Careful--that’s the disease talking.
The Holiday
To-Do list has a life of its own. It grows
faster than a B-Movie mutation. Forget
trying to contain it. A need-meter's brain
is a warm moist incubator for this fungus.
The only hope
of surviving the Curse of Caring Too Much is
to leave the monster alone and attack the
lesser demons: the Beta stressors--those
second-string compulsions.
You can start
by turning your imagination around.
USING YOUR
WHAT-IFS FOR GOOD INSTEAD OF EVIL
We’re great at
imagining the family unit will go supernova
if we don’t live up to our over-doing
reputations. In retrospect it’s always
obvious: holidays never meet everyone’s
expectations. And does it matter? Are lives
lost?
Imagination
can be an ally when we ask:
Would the
world come to an end if I made potatoes from
a box?
Would the
dinner table turn into Lord of the Flies if
I didn’t sculpt every family pet out of
marzipan this year?
Would Charlie
end up in therapy for abandonment issues if
I didn't crochet his name onto that
videogame cozy?
Congratulate
yourself every time you let go of
omnipotence.
But when
you’re up against Toxic Traditions, you’ll
need more in your arsenal than just
what-ifs.
Dogma-doers
must minimize their exposure to the needs of
others.
PINK LIES
Remember
Little White Lies? They spare the feelings
of others. Pink lies spare your own as well!
Need-meters
are obligation magnets. They cannot screen
out the pleading eyes or the
passive-aggressive demands. Excuses that buy
you a little time out are crucial because
absence is an anal accommodator’s only
defense.
There are
three basic categories of Pink Lies:
Why you have
to leave early.
Why you have
to come late.
Why you have
to leave in the middle.
EXAMPLES:
THE MEDICAL
STAND-BY: I have: (pick one: allergies,
female troubles, New Guinea Flu or if
necessary: “some kind of oozing pussy rash”)
THE BIG GUNS:
“I have to go in for a pre-surgical
consultation and I won’t be able to fly out
that day”
THE POOR ME:
“I made two huge pots of my favorite ginger
Sherry pumpkin soup and then I set it on top
of my car and drove off. Maybe next year.”
THE I’LL BE
RIGHT BACK: “I forgot to get the sour
cream—No, it’s a special l kind and I am the
only one who knows where to find it.” When
you return after three blissful hours,
bravely recount your wretched Odyssey to
twenty-six 7-11’s.
THE NOT MY
FAULT: My husband decided to go find his
birth mother, we’re leaving for the
Philippines tonight. (Always use someone
else as your excuse whenever possible.)
From the banal
to the sublime, migraines to court-ordered
community service, the Pink Lie buys you a
little separation from your demanding fans.
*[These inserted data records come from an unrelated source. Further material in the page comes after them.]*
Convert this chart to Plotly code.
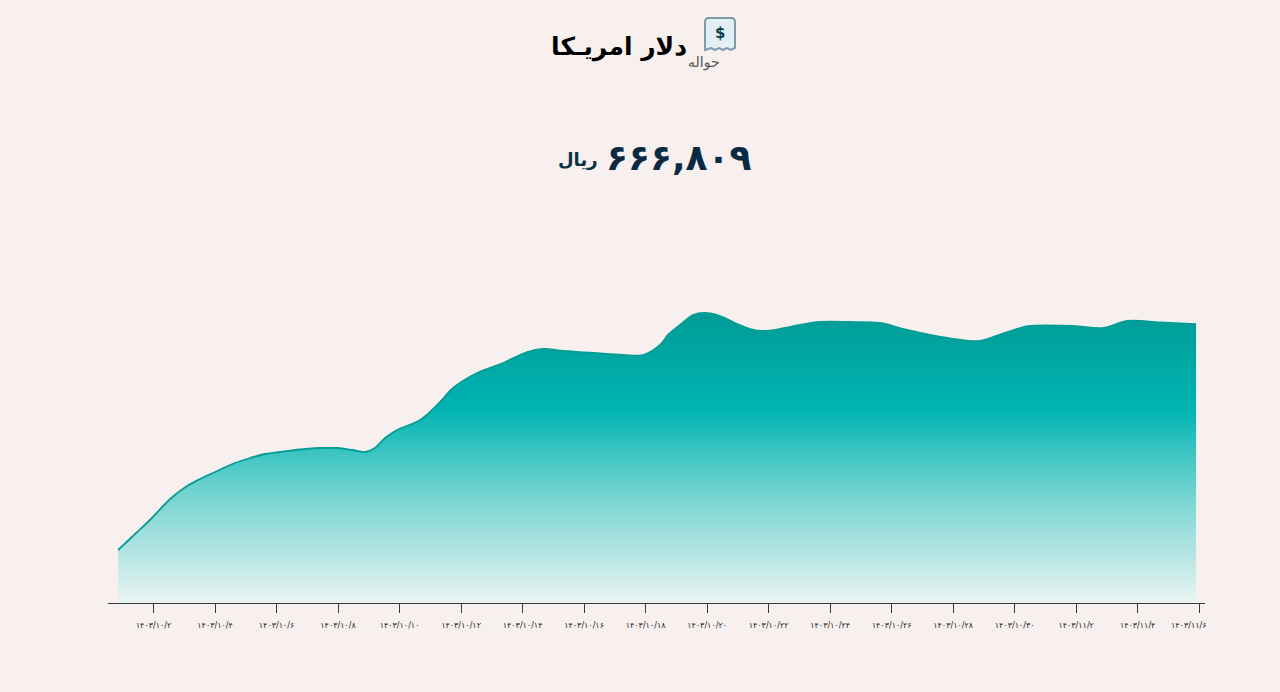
import plotly.graph_objects as go

# days counted from the start of month 10 (11/1 is day 31), rates in rial
days = [0.85, 1.40, 1.95, 2.54, 3.09, 3.51, 4.00, 4.65, 5.14, 5.63, 6.11, 6.76, 7.41, 8.00,
        8.46, 8.88, 9.20, 9.53, 9.92, 10.67, 11.32, 11.74, 12.52, 13.37, 14.15, 14.67,
        15.32, 16.29, 17.27, 17.92, 18.47, 18.73, 19.12, 19.54, 19.93, 20.42, 20.91,
        21.40, 21.89, 22.54, 23.02, 23.67, 24.65, 25.62, 26.50, 27.80, 28.87, 29.30,
        30.18, 30.50, 31.90, 32.88, 33.66, 34.73, 35.90]
rates = [632950, 635350, 637750, 640600, 642550, 643600, 644650, 646000, 646750, 647350,
         647650, 648025, 648250, 648250, 647950, 647650, 648250, 649750, 650950, 652450,
         655150, 657250, 659500, 661000, 662650, 663100, 662800, 662500, 662200, 662200,
         663700, 665200, 666700, 668200, 668500, 668050, 667000, 666100, 665800, 666250,
         666700, 667150, 667150, 667000, 665950, 664750, 664300, 664900, 666250, 666550,
         666550, 666250, 667300, 667075, 666809]

tick_days = [2, 4, 6, 8, 10, 12, 14, 16, 18, 20, 22, 24, 26, 28, 30, 32, 34, 36]
tick_labels = ["۱۴۰۳/۱۰/۲", "۱۴۰۳/۱۰/۴", "۱۴۰۳/۱۰/۶", "۱۴۰۳/۱۰/۸", "۱۴۰۳/۱۰/۱۰", "۱۴۰۳/۱۰/۱۲",
               "۱۴۰۳/۱۰/۱۴", "۱۴۰۳/۱۰/۱۶", "۱۴۰۳/۱۰/۱۸", "۱۴۰۳/۱۰/۲۰", "۱۴۰۳/۱۰/۲۲", "۱۴۰۳/۱۰/۲۴",
               "۱۴۰۳/۱۰/۲۶", "۱۴۰۳/۱۰/۲۸", "۱۴۰۳/۱۰/۳۰", "۱۴۰۳/۱۱/۲", "۱۴۰۳/۱۱/۴", "۱۴۰۳/۱۱/۶"]

title = "دلار امریـکا"
subtitle = "حواله"
price = "۶۶۶,۸۰۹"
unit = "ریال"

BG = "#f7f0ee"
FONT = "DejaVu Sans"
W, H = 1280, 692
LEFT, RIGHT, TOP, BOTTOM = 108, 1205, 200, 603
base = 625000


def px(x):
    return (x - LEFT) / (RIGHT - LEFT)


def py(y):
    return (BOTTOM - y) / (BOTTOM - TOP)


def label(fig, x, y, text, size, color, bold=False):
    fig.add_annotation(xref="paper", yref="paper", x=px(x), y=py(y), text=f"<b>{text}</b>" if bold else text,
                       showarrow=False, xanchor="center", yanchor="middle",
                       font=dict(family=FONT, size=size, color=color))


fig = go.Figure()
fig.add_trace(go.Scatter(x=days, y=[base] * len(days), mode="lines", line=dict(width=0), hoverinfo="skip"))
fig.add_trace(go.Scatter(x=days, y=rates, mode="lines", fill="tonexty",
                         line=dict(color="#069c96", width=1.8, shape="spline", smoothing=1),
                         fillgradient=dict(type="vertical",
                                           colorscale=[[0, "#e9f4f2"], [0.35, "#7dd6d3"],
                                                       [0.67, "#00b4b2"], [1, "#009c96"]])))

# the last label sits left of its tick in the original, so it is placed by hand
fig.update_xaxes(range=[0.52, 36.19], tickmode="array", tickvals=tick_days, ticktext=tick_labels[:-1] + [""],
                 ticks="outside", ticklen=9, tickwidth=1.2, tickcolor="#3a3a3a", showgrid=False, zeroline=False,
                 showline=True, linecolor="#3a3a3a", linewidth=1.2, tickangle=0, ticklabelstandoff=5,
                 tickfont=dict(family=FONT, size=8, color="#222222"))
fig.update_yaxes(range=[base, base + (BOTTOM - TOP) * 150], visible=False)
label(fig, 1188, 625, tick_labels[-1], 8, "#222222")

# receipt icon
icon = (f"M {px(709)} {py(18)} L {px(731)} {py(18)} Q {px(735)} {py(18)} {px(735)} {py(22)} L {px(735)} {py(48)} "
        f"L {px(731)} {py(50)} L {px(727)} {py(48)} L {px(723)} {py(50)} L {px(719)} {py(48)} L {px(715)} {py(50)} "
        f"L {px(711)} {py(48)} L {px(705)} {py(50)} L {px(705)} {py(22)} Q {px(705)} {py(18)} {px(709)} {py(18)} Z")
fig.add_shape(type="path", xref="paper", yref="paper", path=icon, fillcolor="#e3eff2",
              line=dict(color="#7c9cab", width=2))
label(fig, 720, 33, "$", 15, "#0b3f52", bold=True)

label(fig, 619, 47, title, 25, "#000000", bold=True)
label(fig, 704, 62, subtitle, 14, "#555555")
label(fig, 679, 158, price, 36, "#0a2a44", bold=True)
label(fig, 578, 160, unit, 18, "#0a3247", bold=True)

fig.update_layout(width=W, height=H, showlegend=False, paper_bgcolor=BG, plot_bgcolor=BG,
                  margin=dict(l=LEFT, r=W - RIGHT, t=TOP, b=H - BOTTOM, pad=0))
fig.write_html("out.html", config=dict(displayModeBar=False),
               post_script="document.body.style.margin='0';document.body.style.background='#f7f0ee';")
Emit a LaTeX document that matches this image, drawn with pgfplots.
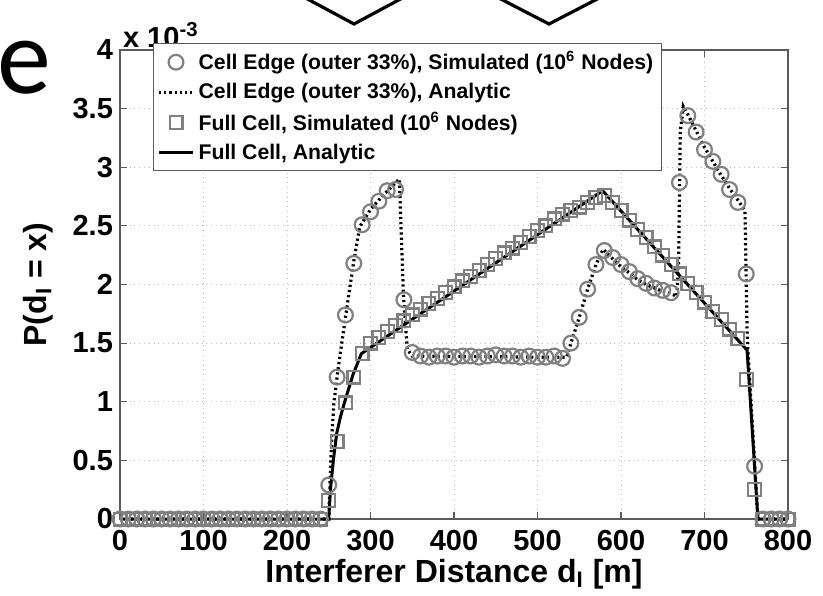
\documentclass[border=0pt]{standalone}
\usepackage{pgfplots}
\pgfplotsset{compat=1.18}
\usepackage{fontspec}
\setmainfont{Liberation Sans}
\newfontfamily\slidefont{Carlito}
\definecolor{mgrey}{RGB}{128,128,128}
\definecolor{axgrey}{RGB}{90,90,90}
\begin{document}
\begin{tikzpicture}
\begin{scope}[x=0.5pt,y=0.5pt]
\useasboundingbox (0,0) rectangle (823,593);
\draw[line width=1.6pt] (300,598) -- (354,569) -- (408,598);
\draw[line width=1.6pt] (493,598) -- (549,569) -- (605,598);
\node[anchor=base west, inner sep=0pt, font=\slidefont\fontsize{54}{54}\selectfont] at (-3,500) {e};
\end{scope}
\begin{axis}[
  at={(60pt,37pt)}, anchor=south west,
  width=334pt, height=234.5pt, scale only axis,
  xmin=0, xmax=800, ymin=0, ymax=4,
  xtick={0,100,...,800}, ytick={0,0.5,...,4},
  clip=false,
  tick align=inside, major tick length=3.5pt,
  grid=major, major grid style={dotted, gray!55, line width=0.5pt},
  axis line style={axgrey, line width=0.7pt},
  every tick/.style={axgrey, line width=0.6pt},
  tick label style={font=\fontsize{14.5}{14.5}\selectfont\bfseries, text=black},
  xticklabel style={yshift=-2pt},
  /pgf/number format/assume math mode=true,
  xlabel={Interferer Distance d\textsubscript{I} [m]},
  ylabel={P(d\textsubscript{I} = x)},
  label style={font=\fontsize{16}{16}\selectfont\bfseries},
  xlabel style={at={(axis description cs:0.5,-0.118)}, anchor=center},
  ylabel style={at={(axis description cs:-0.123,0.5)}, anchor=center, rotate=0},
  legend cell align=left,
  legend style={at={(0.049,1.015)}, anchor=north west, draw=axgrey, line width=0.6pt,
    font=\fontsize{10.6}{12}\selectfont\bfseries, row sep=1.2pt, inner sep=2pt},
]
\addplot[only marks, mark=o, mark size=3.7pt, mark options={draw=mgrey, line width=1.1pt}] coordinates {
(0,0)(10,0)(20,0)(30,0)(40,0)(50,0)(60,0)(70,0)(80,0)(90,0)(100,0)(110,0)(120,0)(130,0)(140,0)(150,0)(160,0)(170,0)(180,0)(190,0)(200,0)(210,0)(220,0)(230,0)(240,0)
(250,0.29)(260,1.21)(270,1.74)(280,2.18)(290,2.51)(300,2.62)(310,2.71)(320,2.80)(330,2.81)(340,1.87)
(350,1.42)(360,1.39)(370,1.38)(380,1.39)(390,1.39)(400,1.38)(410,1.39)(420,1.39)(430,1.38)(440,1.39)
(450,1.40)(460,1.39)(470,1.39)(480,1.38)(490,1.39)(500,1.38)(510,1.38)(520,1.39)(530,1.37)
(540,1.50)(550,1.72)(560,1.96)(570,2.17)(580,2.29)(590,2.23)(600,2.17)(610,2.11)(620,2.05)(630,2.01)
(640,1.97)(650,1.95)(660,1.93)(670,2.87)(680,3.44)(690,3.30)(700,3.15)(710,3.05)(720,2.94)(730,2.81)
(740,2.70)(750,2.09)(760,0.45)(770,0)(780,0)(790,0)(800,0)
};
\addlegendentry{Cell Edge (outer 33\%), Simulated (10\textsuperscript{6} Nodes)}
\addplot[black, line width=1.6pt, dash pattern=on 1.1pt off 1.5pt] coordinates {
(0,0)(250,0)(251,0.2)(253,0.6)(256,0.98)(261,1.27)(270,1.72)(280,2.2)(287,2.49)(300,2.64)(315,2.76)(334.5,2.9)
(339.5,1.9)(344,1.45)(350,1.39)(400,1.385)(450,1.385)(500,1.38)(535,1.38)
(540,1.5)(550,1.72)(560,1.96)(570,2.17)(578.5,2.30)(590,2.22)(600,2.15)(610,2.10)(620,2.04)(630,2.00)
(640,1.97)(650,1.94)(660,1.92)(667,1.90)(669,2.2)(671,3.3)(674.5,3.52)
(680,3.45)(690,3.31)(700,3.17)(710,3.05)(720,2.93)(730,2.82)(740,2.72)(748.5,2.63)(751,1.6)(752,1.44)(764,0)(800,0)
};
\addlegendentry{Cell Edge (outer 33\%), Analytic}
\addplot[only marks, mark=square, mark size=3.2pt, mark options={draw=mgrey, line width=1.1pt}] coordinates {
(0,0)(10,0)(20,0)(30,0)(40,0)(50,0)(60,0)(70,0)(80,0)(90,0)(100,0)(110,0)(120,0)(130,0)(140,0)(150,0)(160,0)(170,0)(180,0)(190,0)(200,0)(210,0)(220,0)(230,0)(240,0)
(250,0.16)(260,0.66)(270,0.99)(280,1.21)(290,1.41)(300,1.50)(310,1.55)(320,1.60)(330,1.65)(340,1.69)
(350,1.74)(360,1.79)(370,1.84)(380,1.88)(390,1.93)(400,1.98)(410,2.03)(420,2.07)(430,2.12)(440,2.17)
(450,2.22)(460,2.27)(470,2.31)(480,2.36)(490,2.41)(500,2.46)(510,2.50)(520,2.56)(530,2.60)(540,2.63)
(550,2.66)(560,2.70)(570,2.74)(580,2.76)(590,2.70)(600,2.63)(610,2.55)(620,2.47)(630,2.40)(640,2.32)
(650,2.25)(660,2.17)(670,2.09)(680,2.01)(690,1.93)(700,1.85)(710,1.77)(720,1.70)(730,1.62)(740,1.54)
(750,1.19)(760,0.25)(770,0)(780,0)(790,0)(800,0)
};
\addlegendentry{Full Cell, Simulated (10\textsuperscript{6} Nodes)}
\addplot[black, line width=1.5pt] coordinates {
(0,0)(250,0)(252,0.25)(255.5,0.5)(259.5,0.73)(264,0.87)(269.5,1.01)(279,1.23)(289,1.41)(578,2.80)(751,1.44)(764,0)(800,0)
};
\addlegendentry{Full Cell, Analytic}
\node[anchor=base west, inner sep=0pt, font=\fontsize{14.5}{14.5}\selectfont\bfseries] at (rel axis cs:0.004,1.006) {x 10\textsuperscript{-3}};
\end{axis}
\end{tikzpicture}
\end{document}
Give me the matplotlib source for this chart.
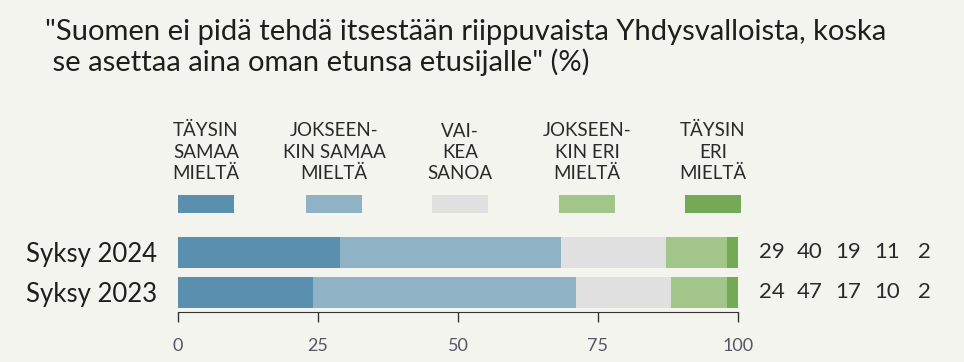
import matplotlib.pyplot as plt
from matplotlib.patches import Rectangle

# data
periods = ['Syksy 2023', 'Syksy 2024']
categories = ['TÄYSIN\nSAMAA\nMIELTÄ', 'JOKSEEN-\nKIN SAMAA\nMIELTÄ', 'VAI-\nKEA\nSANOA',
              'JOKSEEN-\nKIN ERI\nMIELTÄ', 'TÄYSIN\nERI\nMIELTÄ']
values_2023 = [24.1, 47.0, 16.9, 10.0, 2.0]
values_2024 = [28.9, 39.5, 18.7, 10.9, 2.0]
labels_2023 = ['24', '47', '17', '10', '2']
labels_2024 = ['29', '40', '19', '11', '2']
colors = ['#5a8fae', '#8fb2c4', '#e0e0e0', '#a2c68a', '#74aa55']
bg = '#f4f4ef'

plt.rcParams['font.family'] = ['Lato', 'DejaVu Sans']

W, H = 964, 362
fig = plt.figure(figsize=(W / 100, H / 100), dpi=100, facecolor=bg)
ax = fig.add_axes([178 / W, 1 - 311.6 / H, 560 / W, 79.6 / H])
ax.set_facecolor(bg)

series = [values_2023, values_2024]
for i, vals in enumerate(series):
    left = 0
    for v, c in zip(vals, colors):
        ax.barh(i, v, left=left, height=0.78, color=c, edgecolor='none')
        left += v

ax.set_xlim(0, 100)
ax.set_ylim(-0.48, 1.51)
ax.set_yticks([0, 1])
ax.set_yticklabels(periods, fontsize=18.5, color='#1e1e1e')
ax.set_xticks([0, 25, 50, 75, 100])
ax.tick_params(axis='y', length=0, pad=15)
ax.tick_params(axis='x', length=7, width=1, color='#333333', labelsize=13,
               labelcolor='#555566', pad=12)
for s in ['top', 'right', 'left']:
    ax.spines[s].set_visible(False)
ax.spines['bottom'].set_color('#333333')

# numbers at right
num_x = [772, 810, 848, 887, 924]
for i, labs in enumerate([labels_2023, labels_2024]):
    for xp, lab in zip(num_x, labs):
        xf = (xp - 178) / 560 * 100
        ax.text(xf, i, lab, ha='center', va='center', fontsize=16,
                color='#2a2a2a', clip_on=False)

# legend
leg_x = [206, 334, 460, 587, 713]
for xp, lab, c in zip(leg_x, categories, colors):
    fig.add_artist(Rectangle(((xp - 28) / W, 1 - 213 / H), 56 / W, 18 / H,
                             transform=fig.transFigure, facecolor=c, edgecolor='none'))
    fig.text(xp / W, 1 - 182 / H, lab, ha='center', va='bottom', fontsize=13.5,
             color='#2a2a2a', linespacing=1.3)

fig.text(45 / W, 1 - 19 / H,
         '"Suomen ei pidä tehdä itsestään riippuvaista Yhdysvalloista, koska\n'
         ' se asettaa aina oman etunsa etusijalle" (%)',
         ha='left', va='top', fontsize=21, color='#1e1e1e', linespacing=1.15)

fig.savefig('out.png', dpi=100, facecolor=bg)
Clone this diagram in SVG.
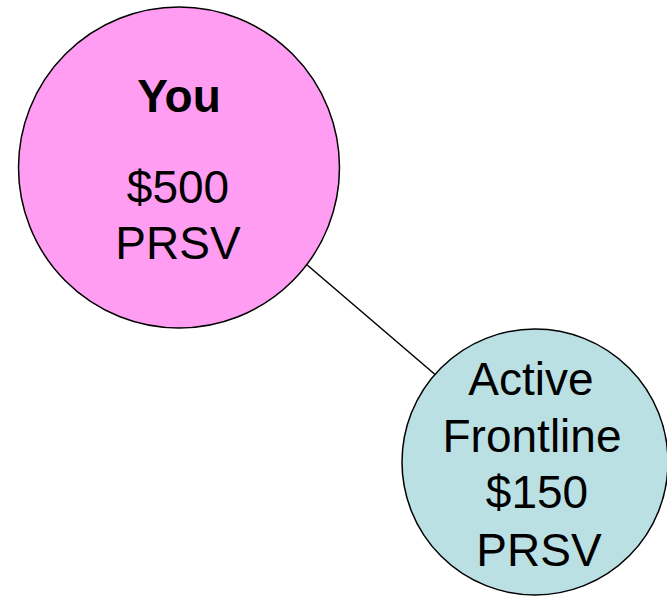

But don’t forget you need to stay one step
ahead of your internal Perfection Police.
SETTING
YOURSELF UP FOR FAILURE: SWEET BLESSED
FAILURE
It’s important
to set yourself up for failure. Yes, for
failure.
For falling
short of your massive potential. Not an easy
task for an OGD. You must plan carefully and
remain vigilant.
MAKING YOUR
TO-DON’T LIST
An anal
accommodator is incapable of limiting the
guest list to three digits or stopping at
sixteen sets of meringue crèche figures. She
cannot spend less, do less, coddle less, say
yes less. So she must look for something
that she can eliminate. Naturally, it will
be a non-holiday related task since the
whole Yule area of the brain has been taken
over by MARTIAL LAW.
Ask yourself:
Where can I economize my energy?
If you were
devoting extra hours to anther kind of
winter disaster like clearing mudslides,
housing the homeless, you would probably
lighten up on routine domestic chores at
home. Cut yourself the same slack.
Try out this
delicious TO-DON’T LIST SAMPLER
Don’t change
clothes for three days.
Don’t cook
anything but microwave food on Fridays and
Tuesdays.
Don’t help
your son with homework on Mondays.
Don’t clean
the refrigerator.
Don't
volunteer cupcakes.
Don’t change
the sheets till New Year’s.
Be sure and
WRITE DOWN your To-Don’t List
And when you
have not done them, check them off proudly!
You stole back a little time. That’s a rare
achievement for a compulsive
Dogma-Doer—truly something to celebrate!